Le Comité Helsinki pour les droits de l’homme a déjà fermé son centre d’accueil, qui offrait un refuge aux personnes LGBT+ bannies de leurs familles.

Dans un communiqué à Prizma, Slavčo Dimitrov, directeur de l’organisation Coalition Margins, a déclaré qu’il anticipait l’annulation de la plupart de ces programmes après la période de gel.

Oсобено ќе бидат скратени оние програми кои што се занимаат со различност, еднаквост и инклузија, кои се специфично таргетирани од администрацијата на Трамп.

Nous nous attendons, notamment, à l’annulation de programmes relatifs à la diversité, l’équité et l’inclusion, des principes auxquels l’administration Trump est particulièrement hostile.

L’organisation sera obligée d’interrompre plusieurs de ses programmes, dont le but est d’apporter un soutien psychologique aux femmes victimes de violence, et aux personnes LGBT+. De plus, elle ne sait pas si elle pourra continuer à fournir une aide juridique aux victimes de violence en cas de procès, ou de litige avec des institutions étatiques. En 2024, grâce à l'USAID, Coalition Margins a offert ses services à 142 victimes de violence conjugale et sexiste.

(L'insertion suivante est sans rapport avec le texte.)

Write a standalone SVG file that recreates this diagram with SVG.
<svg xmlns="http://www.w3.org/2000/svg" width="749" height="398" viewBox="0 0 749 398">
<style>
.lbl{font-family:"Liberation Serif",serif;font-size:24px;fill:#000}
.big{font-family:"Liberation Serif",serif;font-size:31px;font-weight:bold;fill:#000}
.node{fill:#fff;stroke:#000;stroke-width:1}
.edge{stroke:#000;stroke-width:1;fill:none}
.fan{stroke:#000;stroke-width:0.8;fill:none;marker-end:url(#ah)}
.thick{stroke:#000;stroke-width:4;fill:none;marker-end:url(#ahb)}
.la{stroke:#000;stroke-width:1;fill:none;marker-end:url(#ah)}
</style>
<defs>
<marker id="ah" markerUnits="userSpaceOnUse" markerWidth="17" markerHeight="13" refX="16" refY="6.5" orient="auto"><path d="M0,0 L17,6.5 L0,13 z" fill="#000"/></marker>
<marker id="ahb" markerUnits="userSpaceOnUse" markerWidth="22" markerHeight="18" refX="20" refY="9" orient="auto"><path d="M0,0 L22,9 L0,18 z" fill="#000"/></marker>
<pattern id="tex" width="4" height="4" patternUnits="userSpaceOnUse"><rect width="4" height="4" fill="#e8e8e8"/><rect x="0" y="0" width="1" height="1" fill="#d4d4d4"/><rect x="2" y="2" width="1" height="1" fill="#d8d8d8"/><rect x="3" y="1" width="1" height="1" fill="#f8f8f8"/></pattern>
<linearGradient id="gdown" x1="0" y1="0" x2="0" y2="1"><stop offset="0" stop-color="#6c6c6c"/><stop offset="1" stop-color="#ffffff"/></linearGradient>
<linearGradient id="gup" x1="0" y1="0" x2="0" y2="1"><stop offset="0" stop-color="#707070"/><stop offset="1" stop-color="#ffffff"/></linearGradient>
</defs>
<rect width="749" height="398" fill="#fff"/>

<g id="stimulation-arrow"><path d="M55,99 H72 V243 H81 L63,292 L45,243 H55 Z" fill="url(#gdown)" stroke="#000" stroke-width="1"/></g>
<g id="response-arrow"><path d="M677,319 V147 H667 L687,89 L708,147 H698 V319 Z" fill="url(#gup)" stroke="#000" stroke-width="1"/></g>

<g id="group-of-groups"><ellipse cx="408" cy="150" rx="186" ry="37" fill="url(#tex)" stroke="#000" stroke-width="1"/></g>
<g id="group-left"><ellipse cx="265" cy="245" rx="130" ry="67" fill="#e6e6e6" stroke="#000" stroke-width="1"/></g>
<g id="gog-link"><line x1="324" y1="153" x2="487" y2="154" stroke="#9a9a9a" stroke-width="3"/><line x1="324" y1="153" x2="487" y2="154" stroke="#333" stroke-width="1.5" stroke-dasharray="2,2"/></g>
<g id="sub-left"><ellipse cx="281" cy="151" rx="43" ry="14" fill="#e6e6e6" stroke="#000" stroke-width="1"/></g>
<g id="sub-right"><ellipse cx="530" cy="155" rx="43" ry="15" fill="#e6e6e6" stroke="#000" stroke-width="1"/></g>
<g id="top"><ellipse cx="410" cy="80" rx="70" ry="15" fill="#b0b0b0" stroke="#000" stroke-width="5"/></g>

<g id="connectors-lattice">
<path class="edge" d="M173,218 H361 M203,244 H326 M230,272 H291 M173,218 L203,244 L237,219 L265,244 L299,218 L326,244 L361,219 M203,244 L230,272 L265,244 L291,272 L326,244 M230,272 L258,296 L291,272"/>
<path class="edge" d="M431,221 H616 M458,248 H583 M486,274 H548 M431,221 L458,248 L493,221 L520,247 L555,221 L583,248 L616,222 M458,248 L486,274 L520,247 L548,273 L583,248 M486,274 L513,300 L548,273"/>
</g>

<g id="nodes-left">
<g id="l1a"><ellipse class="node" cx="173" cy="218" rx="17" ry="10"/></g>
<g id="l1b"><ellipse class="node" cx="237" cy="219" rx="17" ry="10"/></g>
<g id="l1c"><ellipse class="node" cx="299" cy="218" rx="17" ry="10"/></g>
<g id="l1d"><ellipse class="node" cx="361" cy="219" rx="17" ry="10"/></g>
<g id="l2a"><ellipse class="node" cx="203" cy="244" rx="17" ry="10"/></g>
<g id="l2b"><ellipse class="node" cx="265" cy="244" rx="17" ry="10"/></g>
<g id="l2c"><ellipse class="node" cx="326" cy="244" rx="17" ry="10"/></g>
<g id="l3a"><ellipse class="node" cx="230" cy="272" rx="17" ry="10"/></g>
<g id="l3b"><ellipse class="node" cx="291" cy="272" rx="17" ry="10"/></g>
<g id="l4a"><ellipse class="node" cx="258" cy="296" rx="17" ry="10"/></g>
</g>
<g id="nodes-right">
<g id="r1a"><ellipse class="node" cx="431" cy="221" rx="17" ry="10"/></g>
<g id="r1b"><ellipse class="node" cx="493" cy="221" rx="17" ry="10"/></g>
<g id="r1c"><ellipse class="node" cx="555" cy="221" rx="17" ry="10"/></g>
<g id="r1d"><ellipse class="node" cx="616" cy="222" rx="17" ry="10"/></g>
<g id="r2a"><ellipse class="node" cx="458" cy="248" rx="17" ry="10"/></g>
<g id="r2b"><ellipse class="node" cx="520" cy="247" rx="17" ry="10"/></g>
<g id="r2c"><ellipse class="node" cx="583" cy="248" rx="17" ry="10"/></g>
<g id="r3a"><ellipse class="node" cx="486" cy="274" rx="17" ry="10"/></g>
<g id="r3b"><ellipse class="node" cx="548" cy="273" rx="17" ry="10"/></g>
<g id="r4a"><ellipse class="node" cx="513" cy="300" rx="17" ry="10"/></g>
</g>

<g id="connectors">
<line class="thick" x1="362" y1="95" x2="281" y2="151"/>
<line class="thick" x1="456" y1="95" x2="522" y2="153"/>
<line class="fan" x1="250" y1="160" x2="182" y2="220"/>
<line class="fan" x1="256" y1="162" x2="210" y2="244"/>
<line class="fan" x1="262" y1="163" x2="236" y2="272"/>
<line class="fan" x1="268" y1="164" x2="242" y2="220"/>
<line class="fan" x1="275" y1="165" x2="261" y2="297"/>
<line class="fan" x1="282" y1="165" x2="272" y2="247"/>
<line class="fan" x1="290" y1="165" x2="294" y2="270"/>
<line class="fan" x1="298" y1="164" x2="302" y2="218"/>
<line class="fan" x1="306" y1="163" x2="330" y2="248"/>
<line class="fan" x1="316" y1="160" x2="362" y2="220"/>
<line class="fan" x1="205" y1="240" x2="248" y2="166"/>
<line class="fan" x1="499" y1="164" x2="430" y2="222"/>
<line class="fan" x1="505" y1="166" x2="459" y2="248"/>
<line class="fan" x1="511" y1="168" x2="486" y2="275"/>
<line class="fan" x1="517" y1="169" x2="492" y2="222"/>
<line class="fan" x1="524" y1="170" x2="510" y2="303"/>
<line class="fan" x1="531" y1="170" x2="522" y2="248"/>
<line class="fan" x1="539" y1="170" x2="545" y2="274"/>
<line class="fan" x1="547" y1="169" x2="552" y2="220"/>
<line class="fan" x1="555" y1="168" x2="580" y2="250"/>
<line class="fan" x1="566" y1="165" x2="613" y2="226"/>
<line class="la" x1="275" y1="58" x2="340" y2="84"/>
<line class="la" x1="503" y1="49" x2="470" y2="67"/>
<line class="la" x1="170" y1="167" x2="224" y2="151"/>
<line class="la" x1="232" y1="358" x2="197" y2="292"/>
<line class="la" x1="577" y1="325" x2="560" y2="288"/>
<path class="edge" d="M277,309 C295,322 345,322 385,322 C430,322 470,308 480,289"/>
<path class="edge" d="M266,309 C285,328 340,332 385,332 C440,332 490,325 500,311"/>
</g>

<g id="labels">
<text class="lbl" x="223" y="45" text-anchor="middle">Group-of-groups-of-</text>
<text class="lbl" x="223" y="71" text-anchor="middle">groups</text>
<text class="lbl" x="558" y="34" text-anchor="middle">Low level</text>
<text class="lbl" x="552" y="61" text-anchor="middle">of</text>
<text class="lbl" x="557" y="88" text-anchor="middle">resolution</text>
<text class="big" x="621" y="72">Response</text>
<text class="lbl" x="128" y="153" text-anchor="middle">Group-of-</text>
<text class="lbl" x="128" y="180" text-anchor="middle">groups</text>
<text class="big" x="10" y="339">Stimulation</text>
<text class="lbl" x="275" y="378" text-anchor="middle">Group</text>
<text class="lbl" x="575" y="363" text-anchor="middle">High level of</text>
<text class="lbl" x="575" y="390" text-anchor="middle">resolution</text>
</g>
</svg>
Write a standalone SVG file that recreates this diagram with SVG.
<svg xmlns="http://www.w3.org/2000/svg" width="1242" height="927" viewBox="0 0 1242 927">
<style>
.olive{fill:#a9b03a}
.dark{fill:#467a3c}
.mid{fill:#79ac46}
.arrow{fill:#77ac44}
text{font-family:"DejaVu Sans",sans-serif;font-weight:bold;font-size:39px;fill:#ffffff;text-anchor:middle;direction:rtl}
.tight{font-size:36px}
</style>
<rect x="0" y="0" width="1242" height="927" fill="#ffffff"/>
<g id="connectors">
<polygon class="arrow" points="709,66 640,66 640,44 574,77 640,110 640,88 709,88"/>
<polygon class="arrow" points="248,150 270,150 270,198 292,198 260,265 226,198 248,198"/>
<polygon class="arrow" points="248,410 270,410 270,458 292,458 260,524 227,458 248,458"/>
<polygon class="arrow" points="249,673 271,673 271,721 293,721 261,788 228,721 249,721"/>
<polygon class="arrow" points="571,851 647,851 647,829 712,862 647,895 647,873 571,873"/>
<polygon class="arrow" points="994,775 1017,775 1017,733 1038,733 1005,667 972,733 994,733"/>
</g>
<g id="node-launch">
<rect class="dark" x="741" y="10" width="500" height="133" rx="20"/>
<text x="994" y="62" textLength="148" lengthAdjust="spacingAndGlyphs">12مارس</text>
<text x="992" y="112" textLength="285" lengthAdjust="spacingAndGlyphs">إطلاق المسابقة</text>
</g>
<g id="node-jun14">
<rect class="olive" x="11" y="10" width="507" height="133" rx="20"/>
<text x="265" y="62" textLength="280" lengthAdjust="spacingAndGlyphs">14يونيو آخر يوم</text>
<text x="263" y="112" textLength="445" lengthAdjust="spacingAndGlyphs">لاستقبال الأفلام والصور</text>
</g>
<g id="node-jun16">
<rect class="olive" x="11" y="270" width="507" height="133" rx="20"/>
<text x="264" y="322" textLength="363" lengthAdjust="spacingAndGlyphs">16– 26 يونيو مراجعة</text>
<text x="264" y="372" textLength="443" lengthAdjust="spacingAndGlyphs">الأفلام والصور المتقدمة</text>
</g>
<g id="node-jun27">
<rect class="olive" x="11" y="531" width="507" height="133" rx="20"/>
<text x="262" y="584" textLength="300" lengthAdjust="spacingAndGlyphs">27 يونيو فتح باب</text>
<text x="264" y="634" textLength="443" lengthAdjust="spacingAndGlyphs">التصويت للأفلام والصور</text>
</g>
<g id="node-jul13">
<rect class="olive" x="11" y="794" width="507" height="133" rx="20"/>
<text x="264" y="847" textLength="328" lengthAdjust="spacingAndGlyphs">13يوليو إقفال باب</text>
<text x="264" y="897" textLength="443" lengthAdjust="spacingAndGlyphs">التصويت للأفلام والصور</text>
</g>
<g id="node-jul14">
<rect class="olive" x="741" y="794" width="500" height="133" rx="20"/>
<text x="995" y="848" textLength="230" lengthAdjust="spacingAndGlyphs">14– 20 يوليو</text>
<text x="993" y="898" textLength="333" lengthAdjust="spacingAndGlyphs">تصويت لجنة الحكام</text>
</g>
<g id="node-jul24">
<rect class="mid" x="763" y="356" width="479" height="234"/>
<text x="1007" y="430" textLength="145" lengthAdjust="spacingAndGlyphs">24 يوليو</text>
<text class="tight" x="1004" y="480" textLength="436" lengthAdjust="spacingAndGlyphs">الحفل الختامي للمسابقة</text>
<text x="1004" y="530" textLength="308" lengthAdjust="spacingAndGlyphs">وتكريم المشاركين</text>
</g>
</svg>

Coalition Margins souligne également que la réduction des financements augmente les risques de violence dans le contexte d’un mouvement anti-droits LGBT+ et anti-genre grandissant, et présente notamment une menace pour la sécurité des personnes transgenres, des militants et des journalistes. Slavčo Dimitrov conclut :

Згаснување на дел од организациите, значи и губење на јавен глас во демократската сфера кој ќе говори за овие прашања. Просторот кој што полека веќе се испразнува ќе стане простор за ширачите на дезинформации, говор на омраза и ќе биде полесно окупиран од анти-родовите движења.

Les voix publiques, qui provoquent ces débats à l’intérieur de la sphère démocratique, seront perdues si une partie de ces organisations disparaît.  Au fur et à mesure que ces voix s’éteindront, elles seront remplacées par celles qui diffusent de fausses informations et des discours de haine, facilitant ainsi l'enracinement des mouvements opposés à l'égalité des sexes.